Assessment of hydrogen adsorption in high specific surface geomaterials using low-field NMR - Implications for storage and field characterization

Abstract

Natural and produced hydrogen will play a central role in decarbonizing the economy. High specific surface geomaterials can contribute H2 adsorption capacity, affecting both natural systems and storage strategies. Low-field Nuclear Magnetic Resonance NMR provides unique insights into H2 gas adsorption on nanoporous geomaterials. The cumulative NMR amplitude correlates linearly with the hydrogen mass; furthermore, measurements reveal two relaxations: a short-time relaxation for adsorbed H2 gas, and a long-time pressure-dependent relaxation for free H2 gas within pores.

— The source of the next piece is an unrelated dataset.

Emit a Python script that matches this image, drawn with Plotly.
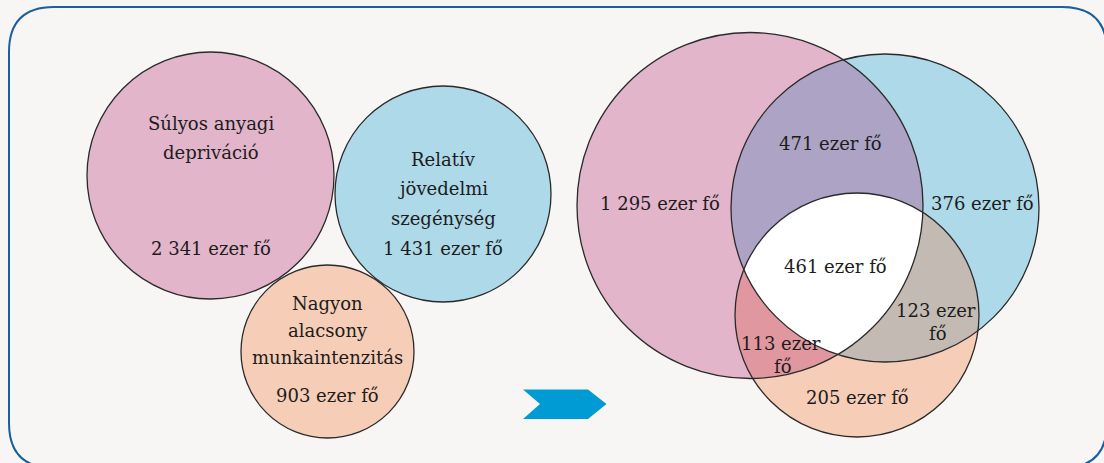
import numpy as np
import plotly.graph_objects as go

W, H = 1104, 463

# ---------------- data ----------------
set_titles = [["Súlyos anyagi", "depriváció"],
              ["Relatív", "jövedelmi", "szegénység"],
              ["Nagyon", "alacsony", "munkaintenzitás"]]
set_totals = [2341, 1431, 903]

region_keys = ["A", "B", "C", "AB", "AC", "BC", "ABC"]
region_values = [1295, 376, 205, 471, 113, 123, 461]
region_wrap = [False, False, False, False, True, True, False]

UNIT = "ezer fő"


def fmt(v):
    return f"{v:,}".replace(",", " ") + " " + UNIT


# ---------------- layout geometry ----------------
left_circles = [(210.5, 175.5, 123.5), (443.0, 194.0, 108.0), (327.5, 351.5, 86.5)]
right_circles = [(750.0, 205.5, 173.0), (885.0, 208.0, 154.0), (857.0, 315.0, 122.0)]

set_colors = ["#e2b5ca", "#add9e9", "#f6cdb7"]
pair_colors = {"AB": "#aca3c5", "AC": "#e0979f", "BC": "#c3bbb3", "ABC": "#ffffff"}
BG = "#f7f6f4"
LINE = "#2a2a2a"
TXT = "#1c1c1c"
FONT = "DejaVu Serif"
FS = 18

left_title_y = [[123, 152], [159, 188, 218], [303, 330, 357]]
left_total_y = [248, 248, 395]

region_pos = {"A": (660, 203), "B": (982, 203), "C": (857, 397), "AB": (830, 143),
              "AC": (781, 343), "BC": (936, 310), "ABC": (835, 266)}
wrap_gap = 23


def circle_pts(c, n=720):
    t = np.linspace(0, 2 * np.pi, n, endpoint=False)
    return c[0] + c[2] * np.cos(t), c[1] + c[2] * np.sin(t)


def inside(x, y, c, tol=1e-6):
    return (x - c[0]) ** 2 + (y - c[1]) ** 2 <= c[2] ** 2 * (1 + tol)


def intersection_poly(circles):
    xs, ys = [], []
    for i, c in enumerate(circles):
        px, py = circle_pts(c, 1440)
        m = np.ones_like(px, dtype=bool)
        for j, d in enumerate(circles):
            if j != i:
                m &= inside(px, py, d)
        xs.append(px[m]); ys.append(py[m])
    xs = np.concatenate(xs); ys = np.concatenate(ys)
    cx, cy = xs.mean(), ys.mean()
    order = np.argsort(np.arctan2(ys - cy, xs - cx))
    xs, ys = xs[order], ys[order]
    return np.append(xs, xs[0]), np.append(ys, ys[0])


fig = go.Figure()


def add_fill(x, y, color):
    fig.add_trace(go.Scatter(x=x, y=y, mode="lines", fill="toself", fillcolor=color,
                             line=dict(width=0, color=color), hoverinfo="skip",
                             showlegend=False))


# base circles
for circles in (left_circles, right_circles):
    for c, col in zip(circles, set_colors):
        px, py = circle_pts(c)
        add_fill(np.append(px, px[0]), np.append(py, py[0]), col)

# overlaps on the right
A, B, C = right_circles
for key, cs in (("AB", [A, B]), ("AC", [A, C]), ("BC", [B, C]), ("ABC", [A, B, C])):
    x, y = intersection_poly(cs)
    add_fill(x, y, pair_colors[key])

shapes = []
# frame
r = 45
x0, y0, x1, y1 = 9, 7, 1107, 468
frame = (f"M {x0+r},{y0} L {x1-r},{y0} Q {x1},{y0} {x1},{y0+r} L {x1},{y1-r} "
         f"Q {x1},{y1} {x1-r},{y1} L {x0+r},{y1} Q {x0},{y1} {x0},{y1-r} "
         f"L {x0},{y0+r} Q {x0},{y0} {x0+r},{y0} Z")
shapes.append(dict(type="path", path=frame, xref="x", yref="y", layer="below",
                   line=dict(color="#1a5f9e", width=2)))
# arrow
shapes.append(dict(type="path", xref="x", yref="y", layer="above",
                   path="M 523,389.5 L 588,389.5 L 606.5,404 L 588,419 L 523,419 L 540,404 Z",
                   fillcolor="#009bd4", line=dict(width=0)))
# outlines
for c in left_circles + right_circles:
    shapes.append(dict(type="circle", xref="x", yref="y", x0=c[0] - c[2], x1=c[0] + c[2],
                       y0=c[1] - c[2], y1=c[1] + c[2], line=dict(color=LINE, width=1.3),
                       layer="above"))

ann = []


def add_text(x, y, s):
    ann.append(dict(x=x, y=y, text=s, showarrow=False, xref="x", yref="y",
                    xanchor="center", yanchor="middle",
                    font=dict(family=FONT, size=FS, color=TXT)))


for c, title, ty, tot, toty in zip(left_circles, set_titles, left_title_y, set_totals, left_total_y):
    for line, yy in zip(title, ty):
        add_text(c[0], yy, line)
    add_text(c[0], toty, fmt(tot))

for key, val, wrap in zip(region_keys, region_values, region_wrap):
    x, y = region_pos[key]
    s = fmt(val)
    if wrap:
        a, b = s.rsplit(" ", 1)
        add_text(x, y, a)
        add_text(x + 2, y + wrap_gap, b)
    else:
        add_text(x, y, s)

fig.update_layout(width=W, height=H, margin=dict(l=0, r=0, t=0, b=0),
                  paper_bgcolor=BG, plot_bgcolor=BG, shapes=shapes, annotations=ann,
                  font=dict(family=FONT),
                  xaxis=dict(range=[0, W], visible=False, fixedrange=True),
                  yaxis=dict(range=[H, 0], visible=False, fixedrange=True),
                  showlegend=False)

fig.write_html("out.html", config={"displayModeBar": False})

# remove the browser's default page margin so the figure sits at (0, 0)
with open("out.html", encoding="utf-8") as f:
    html = f.read()
html = html.replace("<head>", "<head><style>html,body{margin:0;padding:0;overflow:hidden;"
                    "background:%s;}</style>" % BG, 1)
with open("out.html", "w", encoding="utf-8") as f:
    f.write(html)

NMR measurements and complementary Grand Canonical Monte Carlo simulations show 2.5-to-4 times higher density in adsorbed H2 than bulk H2. The H2 adsorption capacity varies with mineral composition, but in all cases, it increases with specific surface area. Therefore, hydrogen physisorption in nanoporous geomaterials improves storability with respect to single-phase pure gas storage when high specific surface bentonites (at low pressure) or activated carbon (at all pressures) are the adsorbents. While synthetic adsorbents may exhibit higher H2 storage capacities, the low cost of high specific surface geomaterials, the reduced storage buoyancy, and safer controlled release make these natural adsorbents particularly attractive for large-scale storage applications. The insights gained with low-field NMR measurements in the laboratory are directly applicable to the interpretation of down-hole NMR characterization tools in the field.